# [Written problem]
Repeat the listing below in full, exactly as it stands.

-----

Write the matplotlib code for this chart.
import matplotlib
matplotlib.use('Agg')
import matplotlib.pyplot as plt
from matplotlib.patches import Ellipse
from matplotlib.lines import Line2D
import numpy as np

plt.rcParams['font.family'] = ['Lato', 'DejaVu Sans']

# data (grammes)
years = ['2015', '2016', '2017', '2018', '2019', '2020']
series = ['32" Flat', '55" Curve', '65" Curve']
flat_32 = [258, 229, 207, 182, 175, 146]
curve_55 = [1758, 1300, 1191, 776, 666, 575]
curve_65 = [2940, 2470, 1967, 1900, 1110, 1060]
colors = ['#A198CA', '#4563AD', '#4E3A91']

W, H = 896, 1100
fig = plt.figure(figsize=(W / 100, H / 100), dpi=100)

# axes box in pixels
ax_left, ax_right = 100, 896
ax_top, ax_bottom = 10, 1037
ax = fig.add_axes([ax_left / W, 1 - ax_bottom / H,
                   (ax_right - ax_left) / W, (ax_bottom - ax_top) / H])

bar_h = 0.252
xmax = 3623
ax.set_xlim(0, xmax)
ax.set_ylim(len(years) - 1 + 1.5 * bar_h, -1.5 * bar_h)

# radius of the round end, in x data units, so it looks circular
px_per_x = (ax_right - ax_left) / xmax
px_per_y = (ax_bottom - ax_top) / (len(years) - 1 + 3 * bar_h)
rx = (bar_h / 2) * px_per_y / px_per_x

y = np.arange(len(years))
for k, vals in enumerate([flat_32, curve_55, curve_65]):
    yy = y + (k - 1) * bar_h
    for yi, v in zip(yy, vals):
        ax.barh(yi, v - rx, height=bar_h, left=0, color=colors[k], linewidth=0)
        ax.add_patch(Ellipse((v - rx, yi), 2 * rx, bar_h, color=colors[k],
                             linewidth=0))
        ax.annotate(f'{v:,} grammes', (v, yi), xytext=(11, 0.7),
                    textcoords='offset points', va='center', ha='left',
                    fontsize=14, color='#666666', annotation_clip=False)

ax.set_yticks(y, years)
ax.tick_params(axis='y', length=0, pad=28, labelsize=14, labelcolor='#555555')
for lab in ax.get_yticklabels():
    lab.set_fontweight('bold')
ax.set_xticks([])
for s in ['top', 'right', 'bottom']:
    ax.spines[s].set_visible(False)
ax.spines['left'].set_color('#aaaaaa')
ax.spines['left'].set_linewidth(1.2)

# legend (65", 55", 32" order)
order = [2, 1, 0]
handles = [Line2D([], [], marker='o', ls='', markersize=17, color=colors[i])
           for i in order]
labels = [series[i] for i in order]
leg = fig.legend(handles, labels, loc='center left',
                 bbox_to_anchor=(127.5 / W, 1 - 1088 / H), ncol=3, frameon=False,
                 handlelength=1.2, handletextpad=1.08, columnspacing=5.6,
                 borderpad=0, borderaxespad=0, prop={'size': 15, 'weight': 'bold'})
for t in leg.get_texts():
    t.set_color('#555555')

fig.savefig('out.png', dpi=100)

-----

# [Response to the task]
Write the matplotlib code for this chart.
import matplotlib
matplotlib.use('Agg')
import matplotlib.pyplot as plt
from matplotlib.patches import Ellipse
from matplotlib.lines import Line2D
import numpy as np

plt.rcParams['font.family'] = ['Lato', 'DejaVu Sans']

# data (grammes)
years = ['2015', '2016', '2017', '2018', '2019', '2020']
series = ['32" Flat', '55" Curve', '65" Curve']
flat_32 = [258, 229, 207, 182, 175, 146]
curve_55 = [1758, 1300, 1191, 776, 666, 575]
curve_65 = [2940, 2470, 1967, 1900, 1110, 1060]
colors = ['#A198CA', '#4563AD', '#4E3A91']

W, H = 896, 1100
fig = plt.figure(figsize=(W / 100, H / 100), dpi=100)

# axes box in pixels
ax_left, ax_right = 100, 896
ax_top, ax_bottom = 10, 1037
ax = fig.add_axes([ax_left / W, 1 - ax_bottom / H,
                   (ax_right - ax_left) / W, (ax_bottom - ax_top) / H])

bar_h = 0.252
xmax = 3623
ax.set_xlim(0, xmax)
ax.set_ylim(len(years) - 1 + 1.5 * bar_h, -1.5 * bar_h)

# radius of the round end, in x data units, so it looks circular
px_per_x = (ax_right - ax_left) / xmax
px_per_y = (ax_bottom - ax_top) / (len(years) - 1 + 3 * bar_h)
rx = (bar_h / 2) * px_per_y / px_per_x

y = np.arange(len(years))
for k, vals in enumerate([flat_32, curve_55, curve_65]):
    yy = y + (k - 1) * bar_h
    for yi, v in zip(yy, vals):
        ax.barh(yi, v - rx, height=bar_h, left=0, color=colors[k], linewidth=0)
        ax.add_patch(Ellipse((v - rx, yi), 2 * rx, bar_h, color=colors[k],
                             linewidth=0))
        ax.annotate(f'{v:,} grammes', (v, yi), xytext=(11, 0.7),
                    textcoords='offset points', va='center', ha='left',
                    fontsize=14, color='#666666', annotation_clip=False)

ax.set_yticks(y, years)
ax.tick_params(axis='y', length=0, pad=28, labelsize=14, labelcolor='#555555')
for lab in ax.get_yticklabels():
    lab.set_fontweight('bold')
ax.set_xticks([])
for s in ['top', 'right', 'bottom']:
    ax.spines[s].set_visible(False)
ax.spines['left'].set_color('#aaaaaa')
ax.spines['left'].set_linewidth(1.2)

# legend (65", 55", 32" order)
order = [2, 1, 0]
handles = [Line2D([], [], marker='o', ls='', markersize=17, color=colors[i])
           for i in order]
labels = [series[i] for i in order]
leg = fig.legend(handles, labels, loc='center left',
                 bbox_to_anchor=(127.5 / W, 1 - 1088 / H), ncol=3, frameon=False,
                 handlelength=1.2, handletextpad=1.08, columnspacing=5.6,
                 borderpad=0, borderaxespad=0, prop={'size': 15, 'weight': 'bold'})
for t in leg.get_texts():
    t.set_color('#555555')

fig.savefig('out.png', dpi=100)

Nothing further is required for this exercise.